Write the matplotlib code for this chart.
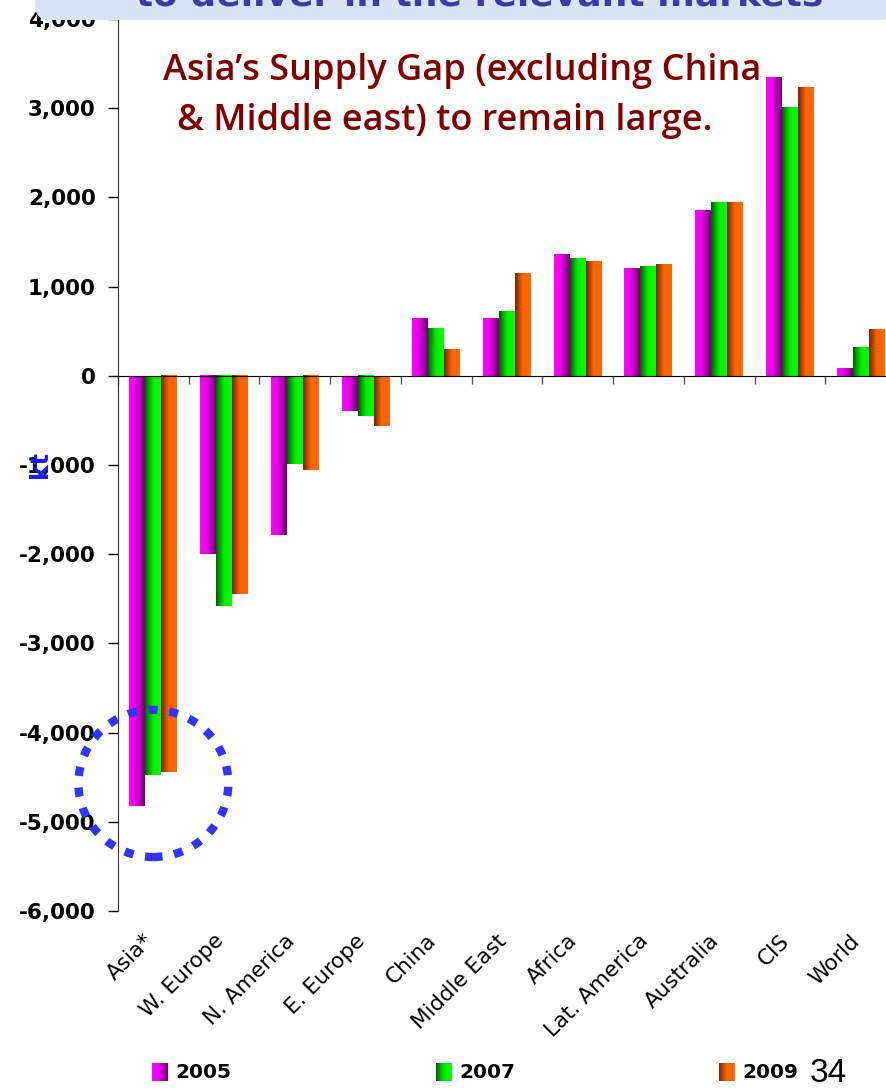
import numpy as np
import matplotlib
matplotlib.use("Agg")
import matplotlib.pyplot as plt
import matplotlib.patheffects as pe
from matplotlib.colors import LinearSegmentedColormap
from matplotlib.patches import Ellipse, FancyBboxPatch
from matplotlib.ticker import FuncFormatter

# -----------------------
# Data (kt)
# -----------------------
categories = ["Asia*", "W. Europe", "N. America", "E. Europe", "China", "Middle East",
              "Africa", "Lat. America", "Australia", "CIS", "World"]
years = ["2005", "2007", "2009"]
v2005 = [-4820, -2000, -1780, -390, 650, 650, 1360, 1210, 1850, 3350, 80]
v2007 = [-4470, -2580, -985, -450, 530, 720, 1320, 1230, 1940, 3015, 315]
v2009 = [-4440, -2445, -1055, -560, 300, 1145, 1280, 1255, 1940, 3230, 525]
yticks = list(range(-6000, 4001, 1000))

# -----------------------
# Gradient colour maps (left -> right across each bar)
# -----------------------
cmaps = [
    LinearSegmentedColormap.from_list("c05", [(0, "#ff00ff"), (0.4, "#ee00ee"), (1, "#6e006e")]),
    LinearSegmentedColormap.from_list("c07", [(0, "#005c00"), (0.5, "#00ee00"), (1, "#00ff00")]),
    LinearSegmentedColormap.from_list("c09", [(0, "#702400"), (0.5, "#ff6600"), (1, "#ff6600")]),
]
grad = np.linspace(0, 1, 256).reshape(1, -1)

W, H = 887, 1091
fig = plt.figure(figsize=(W / 100, H / 100), dpi=100)
plt.rcParams["font.family"] = ["DejaVu Sans"]

ax = fig.add_axes([118 / W, 1 - 911 / H, 778 / W, 892 / H])

bw = 0.226
x = np.arange(len(categories))
for k, vals in enumerate([v2005, v2007, v2009]):
    for i, v in enumerate(vals):
        xc = x[i] + (k - 1) * bw
        ax.imshow(grad, cmap=cmaps[k], aspect="auto", zorder=2, interpolation="bilinear",
                  extent=[xc - bw / 2, xc + bw / 2, min(0, v), max(0, v)])

ax.set_xlim(-0.5, len(categories) - 0.5)
ax.set_ylim(-6000, 4000)
ax.set_yticks(yticks)
ax.yaxis.set_major_formatter(FuncFormatter(lambda v, p: f"{int(v):,}"))
ax.tick_params(axis="y", length=7, width=1, pad=9, labelsize=15.5)
for lab in ax.get_yticklabels():
    lab.set_fontweight("bold")

ax.spines["top"].set_visible(False)
ax.spines["right"].set_visible(False)
ax.spines["bottom"].set_position(("data", 0))
ax.spines["bottom"].set_zorder(3)
ax.spines["left"].set_color("#333333")
ax.set_xticks(np.arange(-0.5, len(categories), 1))
ax.set_xticklabels([])
ax.tick_params(axis="x", length=6, width=1, color="#555555")

for i, c in enumerate(categories):
    ax.text(x[i] - 0.05, -6300, c, rotation=45, ha="right", va="center",
            rotation_mode="anchor", fontsize=15.5)

# dotted circle around Asia
ax.add_patch(Ellipse((0, -4570), 2.12, 1650, fill=False, edgecolor="#3333ff",
                     lw=6, linestyle=(0, (1.1, 1.4)), clip_on=False, zorder=5))

# -----------------------
# Texts
# -----------------------
title_kw = dict(fontsize=26, color="#800000", family="Open Sans", weight="semibold")
fig.text(163 / W, 1 - 80 / H, "Asia\u2019s Supply Gap (excluding China", **title_kw)
fig.text(177 / W, 1 - 130 / H, "& Middle east) to remain large.", **title_kw)
fig.text(40 / W, 1 - 465 / H, "kt", rotation=90, color="#1a1aff",
         fontsize=17, weight="bold", ha="center", va="center")

# top banner (cut off slide header); text drawn as paths so the figure edge clips it
fig.patches.append(FancyBboxPatch((35 / W, 1 - 20 / H), 860 / W, 40 / H,
                                  boxstyle="round,pad=0,rounding_size=0.015",
                                  transform=fig.transFigure, facecolor="#d6e4f3",
                                  edgecolor="none", zorder=0))
fig.text(480 / W, 1 - 6 / H, "to deliver in the relevant markets", fontsize=26,
         color="#3a3aa8", weight="bold", ha="center", va="baseline",
         path_effects=[pe.Normal()])

# -----------------------
# Legend
# -----------------------
leg_x = [152, 436, 719]
for k, yr in enumerate(years):
    lax = fig.add_axes([leg_x[k] / W, 1 - 1081 / H, 16 / W, 18 / H])
    lax.imshow(grad, cmap=cmaps[k], aspect="auto")
    lax.axis("off")
    fig.text((leg_x[k] + 23) / W, 1 - 1072 / H, yr, fontsize=14.5, weight="bold",
             va="center")
fig.text(810 / W, 1 - 1073 / H, "34", fontsize=24, va="center", family="Liberation Sans")

fig.savefig("out.png", dpi=100)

::::

WHAT THE TASK REQUIRES:
Which lines in the data above contain "matplotlib"? Show each one.

ANSWER TO THIS PROBLEM:
Write the matplotlib code for this chart.
import matplotlib
matplotlib.use("Agg")
import matplotlib.pyplot as plt
import matplotlib.patheffects as pe
from matplotlib.colors import LinearSegmentedColormap
from matplotlib.patches import Ellipse, FancyBboxPatch
from matplotlib.ticker import FuncFormatter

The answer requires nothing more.